- _Stored data_:
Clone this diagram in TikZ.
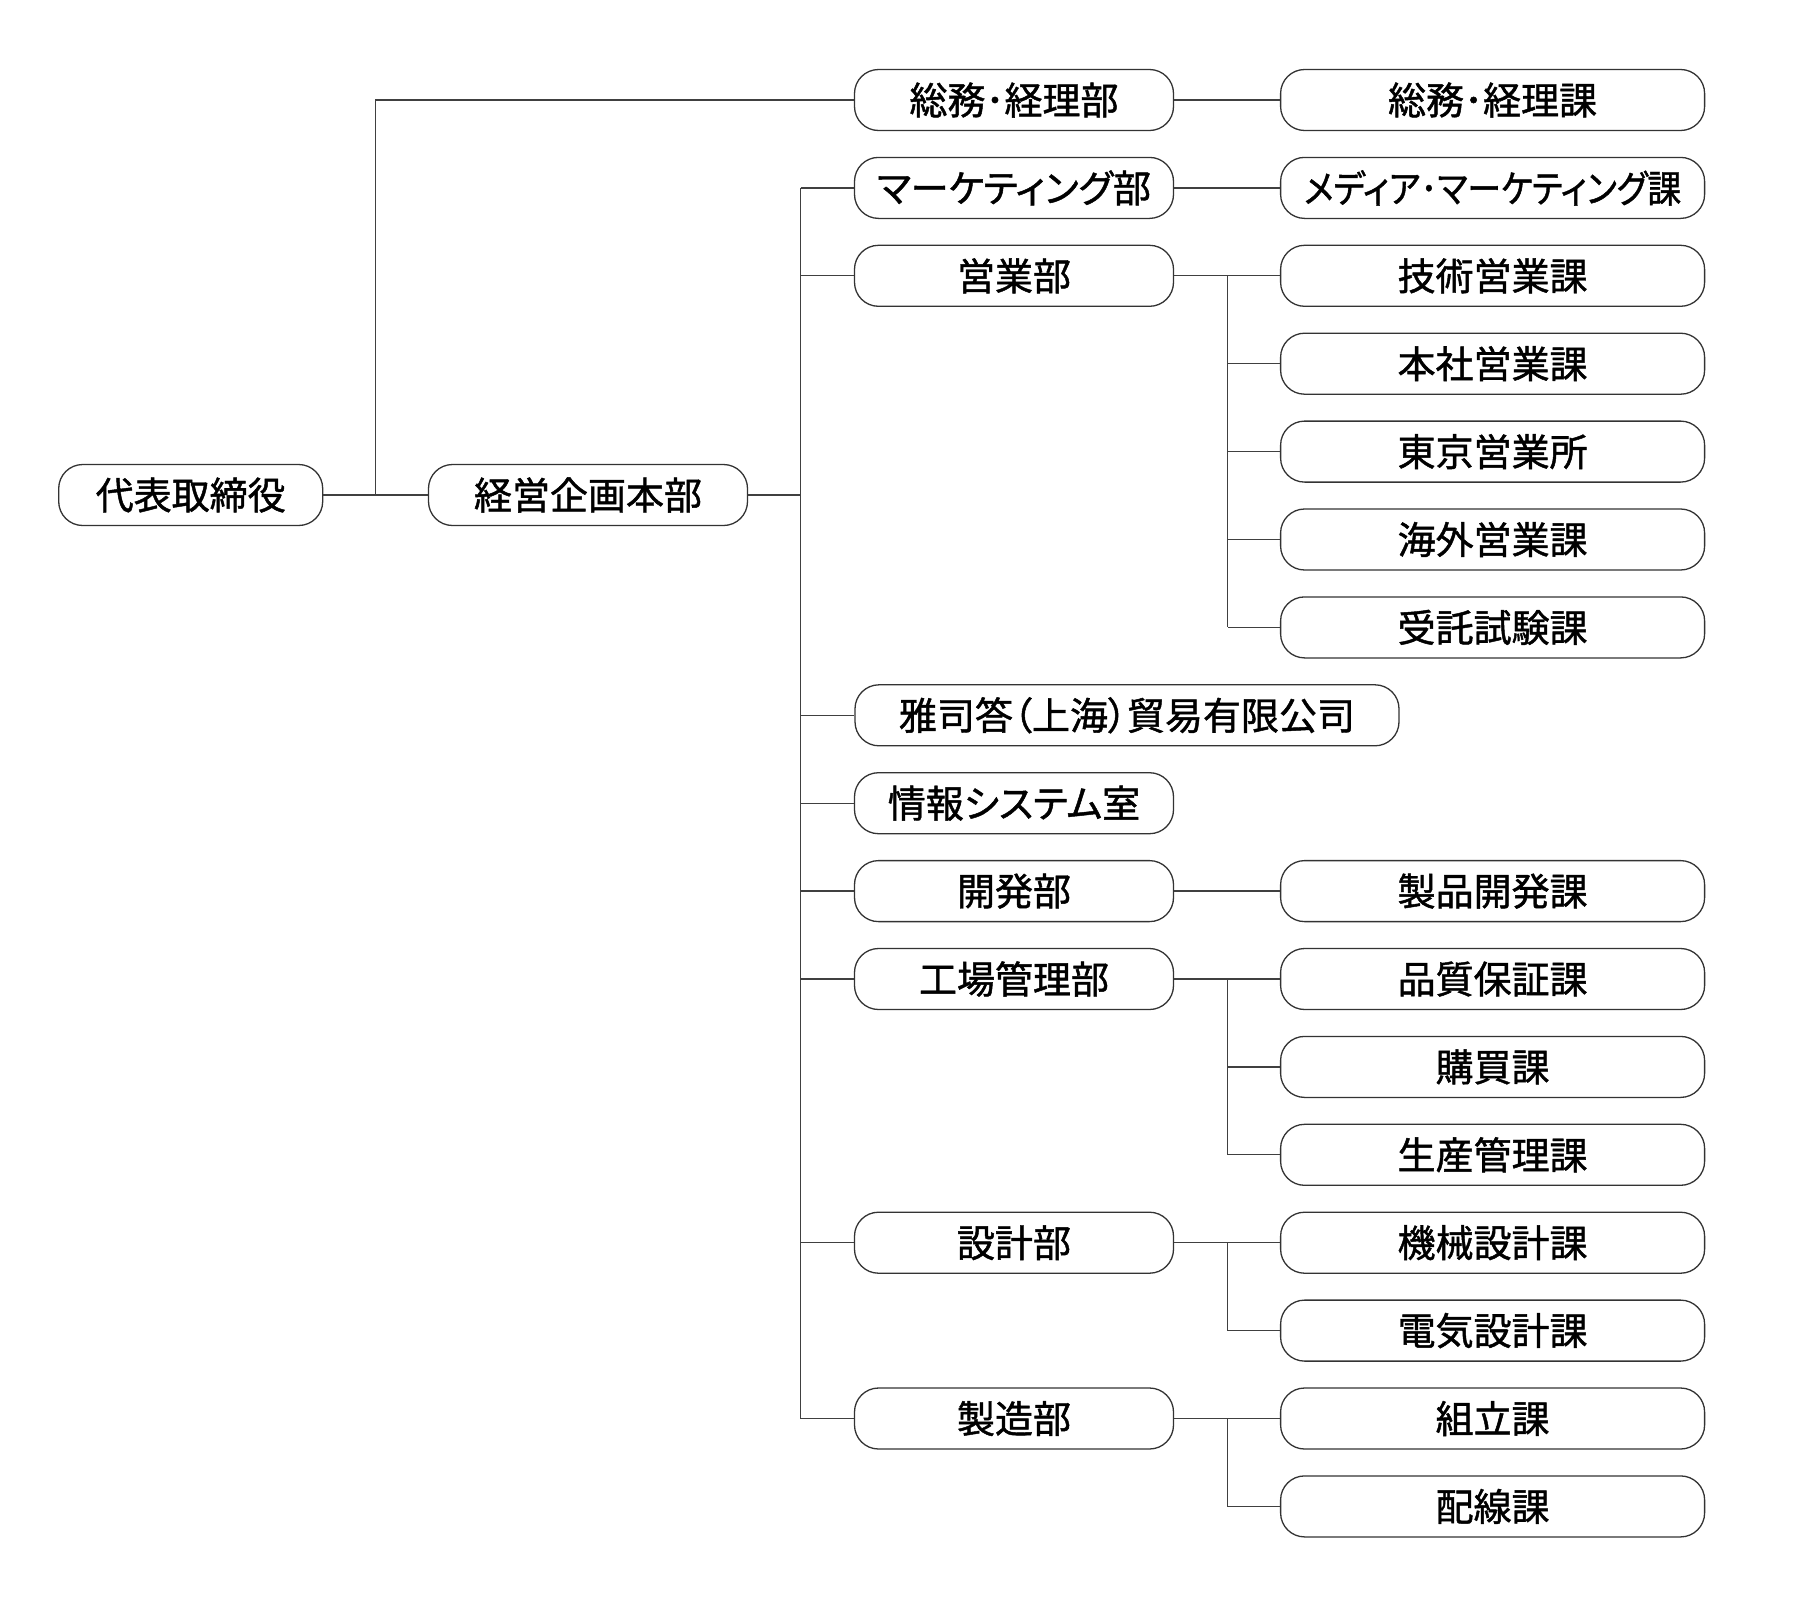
\documentclass[tikz,border=0pt]{standalone}
\usepackage{graphicx}
\usepackage{fontspec}
\newfontfamily\jpfont[RawFeature=+palt,FakeBold=1.2]{Noto Sans CJK JP}
\begin{document}
\begin{tikzpicture}[x=1pt,y=-1pt,
  box/.style={draw=black!80,line width=1.3pt,rounded corners=24pt,minimum height=61pt,inner sep=0pt,
    font=\jpfont\fontsize{38}{40}\selectfont,text=black},
  lroot/.style={box,minimum width=264pt},
  ltwo/.style={box,minimum width=319pt},
  lthree/.style={box,minimum width=424pt},
  conn/.style={draw=black!75,line width=1.3pt}]
\useasboundingbox (0,0) rectangle (1801,1601);
\def\r#1{100+87.9*#1}
% level 1
\node[lroot] (root) at (190.7,495) {代表取締役};
\node[ltwo] (keiei) at (588,495) {経営企画本部};
% level 2
\node[ltwo] (somu) at (1014,{\r0}) {総務･経理部};
\node[ltwo] (mkt) at (1014,{\r1}) {マーケティング部};
\node[ltwo] (eigyo) at (1014,{\r2}) {営業部};
\node[box,minimum width=544pt] (shanghai) at (1127,{\r7}) {雅司答（上海）貿易有限公司};
\node[ltwo] (joho) at (1014,{\r8}) {情報システム室};
\node[ltwo] (kaihatsu) at (1014,{\r9}) {開発部};
\node[ltwo] (kojo) at (1014,{\r{10}}) {工場管理部};
\node[ltwo] (sekkei) at (1014,{\r{13}}) {設計部};
\node[ltwo] (seizo) at (1014,{\r{15}}) {製造部};
% level 3
\node[lthree] (c0) at (1492.6,{\r0}) {総務･経理課};
\node[lthree] (c1) at (1492.6,{\r1}) {\scalebox{0.89}[1]{メディア･マーケティング課}};
\node[lthree] (c2) at (1492.6,{\r2}) {技術営業課};
\node[lthree] (c3) at (1492.6,{\r3}) {本社営業課};
\node[lthree] (c4) at (1492.6,{\r4}) {東京営業所};
\node[lthree] (c5) at (1492.6,{\r5}) {海外営業課};
\node[lthree] (c6) at (1492.6,{\r6}) {受託試験課};
\node[lthree] (c9) at (1492.6,{\r9}) {製品開発課};
\node[lthree] (c10) at (1492.6,{\r{10}}) {品質保証課};
\node[lthree] (c11) at (1492.6,{\r{11}}) {購買課};
\node[lthree] (c12) at (1492.6,{\r{12}}) {生産管理課};
\node[lthree] (c13) at (1492.6,{\r{13}}) {機械設計課};
\node[lthree] (c14) at (1492.6,{\r{14}}) {電気設計課};
\node[lthree] (c15) at (1492.6,{\r{15}}) {組立課};
\node[lthree] (c16) at (1492.6,{\r{16}}) {配線課};
% trunk coordinates
\coordinate (t1) at (375.6,0);
\coordinate (t2) at (800.6,0);
\coordinate (t3) at (1227.8,0);
% connectors level 1
\draw[conn] (root.east) -- (keiei.west);
\draw[conn] (root.east -| t1) |- (somu.west);
\draw[conn] (keiei.east) -- (keiei.east -| t2);
\draw[conn] (t2 |- mkt.west) -- (t2 |- seizo.west);
\foreach \n in {mkt,eigyo,shanghai,joho,kaihatsu,kojo,sekkei,seizo}
  \draw[conn] (t2 |- \n.west) -- (\n.west);
% connectors level 2 -> 3
\draw[conn] (somu.east) -- (c0.west);
\draw[conn] (mkt.east) -- (c1.west);
\draw[conn] (kaihatsu.east) -- (c9.west);
\draw[conn] (eigyo.east) -- (c2.west);
\draw[conn] (t3 |- c2.west) -- (t3 |- c6.west);
\foreach \n in {c3,c4,c5,c6} \draw[conn] (t3 |- \n.west) -- (\n.west);
\draw[conn] (kojo.east) -- (c10.west);
\draw[conn] (t3 |- c10.west) -- (t3 |- c12.west);
\foreach \n in {c11,c12} \draw[conn] (t3 |- \n.west) -- (\n.west);
\draw[conn] (sekkei.east) -- (c13.west);
\draw[conn] (t3 |- c13.west) |- (c14.west);
\draw[conn] (seizo.east) -- (c15.west);
\draw[conn] (t3 |- c15.west) |- (c16.west);
\end{tikzpicture}
\end{document}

- _Goal_:
Leave the images out, please, and restate each line word for word.

- _The result_:
Clone this diagram in TikZ.
\documentclass[tikz,border=0pt]{standalone}
\usepackage{graphicx}
\usepackage{fontspec}
\newfontfamily\jpfont[RawFeature=+palt,FakeBold=1.2]{Noto Sans CJK JP}
\begin{document}
\begin{tikzpicture}[x=1pt,y=-1pt,
  box/.style={draw=black!80,line width=1.3pt,rounded corners=24pt,minimum height=61pt,inner sep=0pt,
    font=\jpfont\fontsize{38}{40}\selectfont,text=black},
  lroot/.style={box,minimum width=264pt},
  ltwo/.style={box,minimum width=319pt},
  lthree/.style={box,minimum width=424pt},
  conn/.style={draw=black!75,line width=1.3pt}]
\useasboundingbox (0,0) rectangle (1801,1601);
\def\r#1{100+87.9*#1}
% level 1
\node[lroot] (root) at (190.7,495) {代表取締役};
\node[ltwo] (keiei) at (588,495) {経営企画本部};
% level 2
\node[ltwo] (somu) at (1014,{\r0}) {総務･経理部};
\node[ltwo] (mkt) at (1014,{\r1}) {マーケティング部};
\node[ltwo] (eigyo) at (1014,{\r2}) {営業部};
\node[box,minimum width=544pt] (shanghai) at (1127,{\r7}) {雅司答（上海）貿易有限公司};
\node[ltwo] (joho) at (1014,{\r8}) {情報システム室};
\node[ltwo] (kaihatsu) at (1014,{\r9}) {開発部};
\node[ltwo] (kojo) at (1014,{\r{10}}) {工場管理部};
\node[ltwo] (sekkei) at (1014,{\r{13}}) {設計部};
\node[ltwo] (seizo) at (1014,{\r{15}}) {製造部};
% level 3
\node[lthree] (c0) at (1492.6,{\r0}) {総務･経理課};
\node[lthree] (c1) at (1492.6,{\r1}) {\scalebox{0.89}[1]{メディア･マーケティング課}};
\node[lthree] (c2) at (1492.6,{\r2}) {技術営業課};
\node[lthree] (c3) at (1492.6,{\r3}) {本社営業課};
\node[lthree] (c4) at (1492.6,{\r4}) {東京営業所};
\node[lthree] (c5) at (1492.6,{\r5}) {海外営業課};
\node[lthree] (c6) at (1492.6,{\r6}) {受託試験課};
\node[lthree] (c9) at (1492.6,{\r9}) {製品開発課};
\node[lthree] (c10) at (1492.6,{\r{10}}) {品質保証課};
\node[lthree] (c11) at (1492.6,{\r{11}}) {購買課};
\node[lthree] (c12) at (1492.6,{\r{12}}) {生産管理課};
\node[lthree] (c13) at (1492.6,{\r{13}}) {機械設計課};
\node[lthree] (c14) at (1492.6,{\r{14}}) {電気設計課};
\node[lthree] (c15) at (1492.6,{\r{15}}) {組立課};
\node[lthree] (c16) at (1492.6,{\r{16}}) {配線課};
% trunk coordinates
\coordinate (t1) at (375.6,0);
\coordinate (t2) at (800.6,0);
\coordinate (t3) at (1227.8,0);
% connectors level 1
\draw[conn] (root.east) -- (keiei.west);
\draw[conn] (root.east -| t1) |- (somu.west);
\draw[conn] (keiei.east) -- (keiei.east -| t2);
\draw[conn] (t2 |- mkt.west) -- (t2 |- seizo.west);
\foreach \n in {mkt,eigyo,shanghai,joho,kaihatsu,kojo,sekkei,seizo}
  \draw[conn] (t2 |- \n.west) -- (\n.west);
% connectors level 2 -> 3
\draw[conn] (somu.east) -- (c0.west);
\draw[conn] (mkt.east) -- (c1.west);
\draw[conn] (kaihatsu.east) -- (c9.west);
\draw[conn] (eigyo.east) -- (c2.west);
\draw[conn] (t3 |- c2.west) -- (t3 |- c6.west);
\foreach \n in {c3,c4,c5,c6} \draw[conn] (t3 |- \n.west) -- (\n.west);
\draw[conn] (kojo.east) -- (c10.west);
\draw[conn] (t3 |- c10.west) -- (t3 |- c12.west);
\foreach \n in {c11,c12} \draw[conn] (t3 |- \n.west) -- (\n.west);
\draw[conn] (sekkei.east) -- (c13.west);
\draw[conn] (t3 |- c13.west) |- (c14.west);
\draw[conn] (seizo.east) -- (c15.west);
\draw[conn] (t3 |- c15.west) |- (c16.west);
\end{tikzpicture}
\end{document}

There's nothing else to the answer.